New figures show that 28,645 requests were made last year for children to be placed in schools outside their local catchment area.
Despite the fall in requests, about one fifth of primary one pupils started their education at a school which they would not automatically attend.
The proportion of requests granted remained steady at about 85%.
Requests for places at specific primary schools were still the most popular, accounting for 63% of the total, with 88% of requests granted.
Placing requests for primary one pupils represented 22% of the total school roll, while the figure for those starting secondary school stood at 13%.
About 79% of parents who asked for their child to go to a secondary school outside the catchment area were given permission to do so.
Parental requests for a child to attend the primary school of their choice were particularly high in Edinburgh, East Renfrewshire, Dundee, South Ayrshire and East and West Dunbartonshire.
Secondary school requests were most commonly made in Edinburgh, East Renfrewshire, East Dunbartonshire and Glasgow.
Staffing and accommodation constraints were the most common reason for requests being denied, while others were refused because places were being held for children moving into the area.
According to Judith Gillespie of the Scottish Parent Teacher Council, politicians should be honest with parents, explaining that the policy allows them only the right to express their preference, not complete choice.

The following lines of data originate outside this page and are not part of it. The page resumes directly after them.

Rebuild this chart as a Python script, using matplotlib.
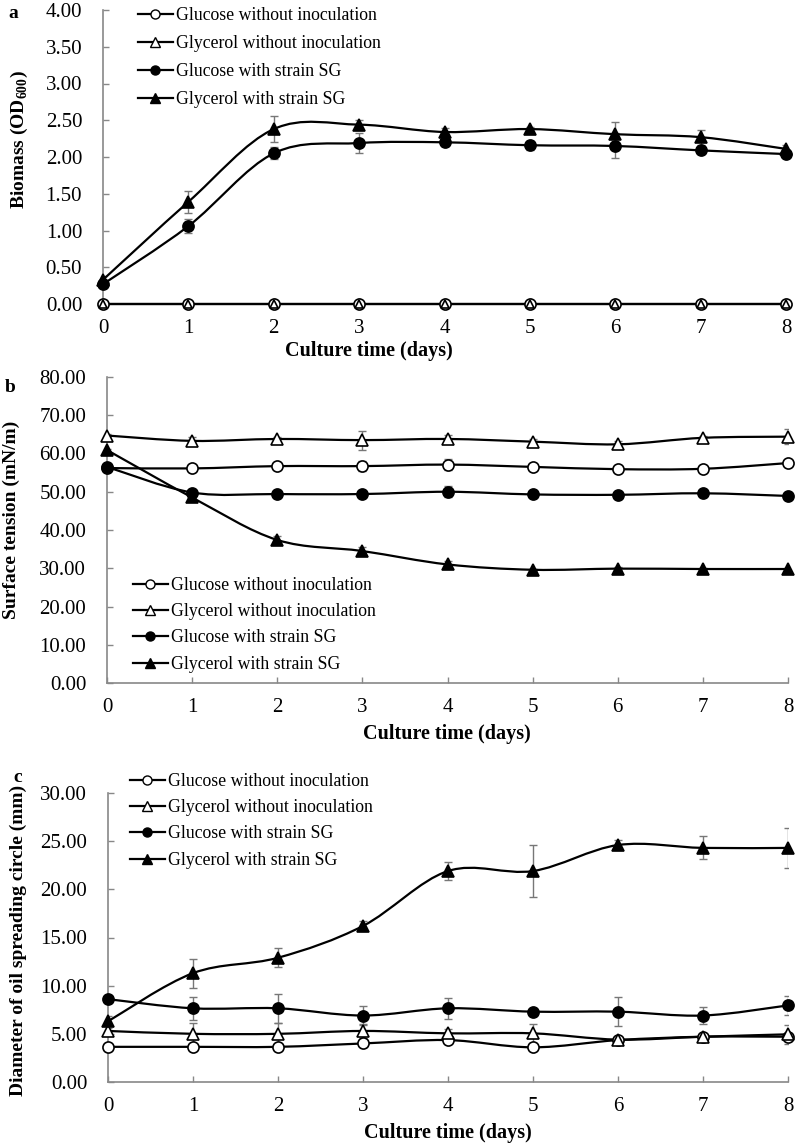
import numpy as np
import matplotlib
matplotlib.use("Agg")
import matplotlib.pyplot as plt
from matplotlib.path import Path
from matplotlib.patches import PathPatch
from matplotlib.lines import Line2D

plt.rcParams['font.family'] = ['Liberation Serif', 'DejaVu Serif']
plt.rcParams['mathtext.fontset'] = 'custom'
plt.rcParams['mathtext.rm'] = 'Liberation Serif'
plt.rcParams['mathtext.bf'] = 'Liberation Serif:bold'

days = [0, 1, 2, 3, 4, 5, 6, 7, 8]
series_names = ['Glucose without inoculation', 'Glycerol without inoculation',
                'Glucose with strain SG', 'Glycerol with strain SG']

# (a) biomass OD600
od_glc_ctrl = [0, 0, 0, 0, 0, 0, 0, 0, 0]
od_gly_ctrl = [0, 0, 0, 0, 0, 0, 0, 0, 0]
od_glc_sg = [0.27, 1.06, 2.05, 2.19, 2.20, 2.16, 2.15, 2.09, 2.04]
od_gly_sg = [0.33, 1.39, 2.38, 2.44, 2.34, 2.38, 2.31, 2.27, 2.11]
od_glc_sg_err = [0.03, 0.10, 0.08, 0.13, 0.05, 0.06, 0.17, 0.03, 0.03]
od_gly_sg_err = [0.05, 0.15, 0.18, 0.07, 0.06, 0.03, 0.16, 0.10, 0.05]

# (b) surface tension mN/m
st_glc_ctrl = [56.2, 56.1, 56.7, 56.7, 57.1, 56.5, 55.9, 56.0, 57.5]
st_gly_ctrl = [64.7, 63.3, 63.8, 63.5, 63.8, 63.1, 62.4, 64.1, 64.4]
st_glc_sg = [56.5, 49.8, 49.4, 49.4, 50.0, 49.3, 49.2, 49.6, 48.9]
st_gly_sg = [60.9, 48.5, 37.4, 34.5, 31.0, 29.6, 29.9, 29.8, 29.8]
st_glc_ctrl_err = [0.3, 0.3, 0.4, 1.3, 1.5, 0.8, 0.2, 0.8, 0.3]
st_gly_ctrl_err = [0.3, 1.0, 0.5, 2.5, 1.0, 0.8, 0.8, 0.5, 2.0]
st_glc_sg_err = [0.3, 0.3, 0.3, 0.3, 1.5, 0.3, 0.3, 0.3, 0.3]
st_gly_sg_err = [0.3, 0.8, 1.0, 1.0, 0.8, 0.3, 0.3, 0.3, 0.3]

# (c) diameter of oil spreading circle mm
oil_glc_ctrl = [3.65, 3.65, 3.65, 4.0, 4.35, 3.6, 4.35, 4.7, 4.7]
oil_gly_ctrl = [5.3, 5.0, 5.0, 5.3, 5.05, 5.05, 4.4, 4.7, 4.95]
oil_glc_sg = [8.6, 7.65, 7.65, 6.9, 7.65, 7.3, 7.3, 6.9, 7.95]
oil_gly_sg = [6.3, 11.3, 12.9, 16.2, 21.9, 21.9, 24.6, 24.3, 24.3]
oil_glc_ctrl_err = [0.2, 0.2, 0.2, 0.2, 0.3, 0.3, 0.2, 0.3, 0.3]
oil_gly_ctrl_err = [0.3, 1.1, 1.1, 0.7, 0.5, 1.0, 0.3, 0.3, 1.0]
oil_glc_sg_err = [0.2, 1.2, 1.5, 1.0, 1.1, 0.3, 1.5, 0.9, 1.0]
oil_gly_sg_err = [0.5, 1.5, 1.0, 0.5, 0.9, 2.7, 0.5, 1.2, 2.1]

markers = [dict(marker='o', mfc='white', mec='black', ms=8),
           dict(marker='^', mfc='white', mec='black', ms=8),
           dict(marker='o', mfc='black', mec='black', ms=8),
           dict(marker='^', mfc='black', mec='black', ms=8.5)]

W, H = 797, 1145


def smooth_path(x, y):
    # Excel-like smoothed line: cubic bezier through every point
    x = np.asarray(x, float)
    y = np.asarray(y, float)
    pts = np.column_stack([x, y])
    n = len(pts)
    verts = [pts[0]]
    codes = [Path.MOVETO]
    for i in range(n - 1):
        p0 = pts[i - 1] if i > 0 else pts[i]
        p1 = pts[i]
        p2 = pts[i + 1]
        p3 = pts[i + 2] if i + 2 < n else pts[i + 1]
        c1 = p1 + (p2 - p0) / 6.0
        c2 = p2 - (p3 - p1) / 6.0
        verts += [c1, c2, p2]
        codes += [Path.CURVE4] * 3
    return Path(verts, codes)


def panel(rect_px, ymax, ystep, data, errs, ylabel, ylabel_xy, letter, letter_xy,
          xlabel_xy, leg_xy, leg_space, small_tri=False):
    l, t, r, b = rect_px
    ax = fig.add_axes([l / W, 1 - b / H, (r - l) / W, (b - t) / H])
    for i, (vals, err) in enumerate(zip(data, errs)):
        if err is not None:
            ax.errorbar(days, vals, yerr=err, fmt='none', ecolor='#777777',
                        elinewidth=1.0, capsize=3, capthick=1.0, zorder=2)
        ax.add_patch(PathPatch(smooth_path(days, vals), facecolor='none',
                               edgecolor='black', lw=1.6, zorder=3,
                               clip_on=False))
    for i, vals in enumerate(data):
        m = dict(markers[i])
        if small_tri and i == 1:
            m['ms'] = 5.5
        ax.plot(days, vals, ls='none', mew=1.2, zorder=4 + i, clip_on=False, **m)
    ax.set_xlim(0, 8)
    ax.set_ylim(0, ymax)
    ax.set_xticks(days)
    ax.set_yticks(np.arange(0, ymax + ystep / 2, ystep))
    ax.yaxis.set_major_formatter(matplotlib.ticker.FormatStrFormatter('%.2f'))
    ax.tick_params(direction='in', length=4, width=1, color='#888888',
                   labelsize=15, labelcolor='black')
    ax.tick_params(axis='y', pad=15)
    ax.tick_params(axis='x', pad=11)
    for s in ['top', 'right']:
        ax.spines[s].set_visible(False)
    for s in ['left', 'bottom']:
        ax.spines[s].set_color('#888888')
        ax.spines[s].set_linewidth(1.2)
    ax.set_facecolor('none')
    fig.text(ylabel_xy[0] / W, 1 - ylabel_xy[1] / H, ylabel, rotation=90,
             ha='center', va='center', fontsize=14, fontweight='bold')
    fig.text(letter_xy[0] / W, 1 - letter_xy[1] / H, letter, ha='center',
             va='center', fontsize=14, fontweight='bold')
    fig.text(xlabel_xy[0] / W, 1 - xlabel_xy[1] / H, 'Culture time (days)',
             ha='center', va='center', fontsize=14.5, fontweight='bold')
    handles = []
    for i in range(4):
        m = dict(markers[i])
        m['ms'] = 6.5
        handles.append(Line2D([], [], color='black', lw=1.6, mew=1.0, **m))
    ax.legend(handles, series_names, loc='upper left',
              bbox_to_anchor=(leg_xy[0] / W, 1 - leg_xy[1] / H),
              bbox_transform=fig.transFigure, frameon=False, fontsize=12.8,
              borderpad=0, borderaxespad=0, handlelength=1.95,
              handletextpad=0.2, labelspacing=leg_space)
    return ax


fig = plt.figure(figsize=(W / 100, H / 100), dpi=100)

panel((103, 10, 786, 304), 4.0, 0.5,
      [od_glc_ctrl, od_gly_ctrl, od_glc_sg, od_gly_sg],
      [None, None, od_glc_sg_err, od_gly_sg_err],
      'Biomass (OD$_{\\mathbf{600}}$)', (19, 140), 'a', (13, 13),
      (369, 351), (138, 7), 0.62, small_tri=True)

panel((107, 377, 788, 683), 80, 10,
      [st_glc_ctrl, st_gly_ctrl, st_glc_sg, st_gly_sg],
      [st_glc_ctrl_err, st_gly_ctrl_err, st_glc_sg_err, st_gly_sg_err],
      'Surface tension (mN/m)', (11, 520), 'b', (10, 388),
      (447, 734), (133, 577), 0.52)

panel((108, 793, 788, 1082), 30, 5,
      [oil_glc_ctrl, oil_gly_ctrl, oil_glc_sg, oil_gly_sg],
      [oil_glc_ctrl_err, oil_gly_ctrl_err, oil_glc_sg_err, oil_gly_sg_err],
      'Diameter of oil spreading circle (mm)', (18, 940), 'c', (18, 777),
      (448, 1133), (130, 773), 0.52)

fig.savefig('out.png', dpi=100)
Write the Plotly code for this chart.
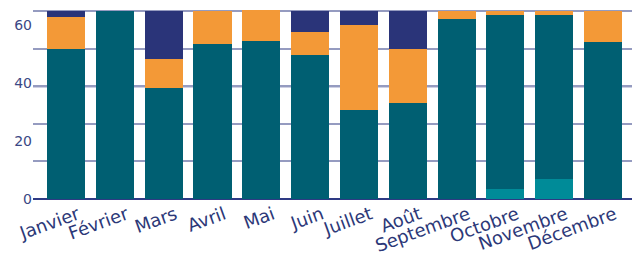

"If there is no room the request will be rejected and that can lead to disappointment," she said.
But she claimed that parents were often better served by local schools than they realised.
"A lot of people look at school performance only in terms of exam results but the inspector's report can reveal teachers with an imaginative and energetic approach who would create a good learning environment for any child," she added.
Liz Smith MSP, Tory spokeswoman for children, schools and skills, said she did not understand why, if the number of requests had fallen, the percentage granted had not risen accordingly.
And she said the proposed reduction in primary one to three classes would exacerbate the problem.
"The Scottish Conservatives have been concerned for some time that imposing class size reductions will put added financial and administrative burdens on schools and local authorities and this is almost certainly going to impact on the ability of parents to get their child into a school of their choice," she added.
A spokeswoman for the Scottish Government said: "We support the rights of parents to express a preference for a particular school, but are pleased that the number of parents wishing to do so has reduced by 5% this year."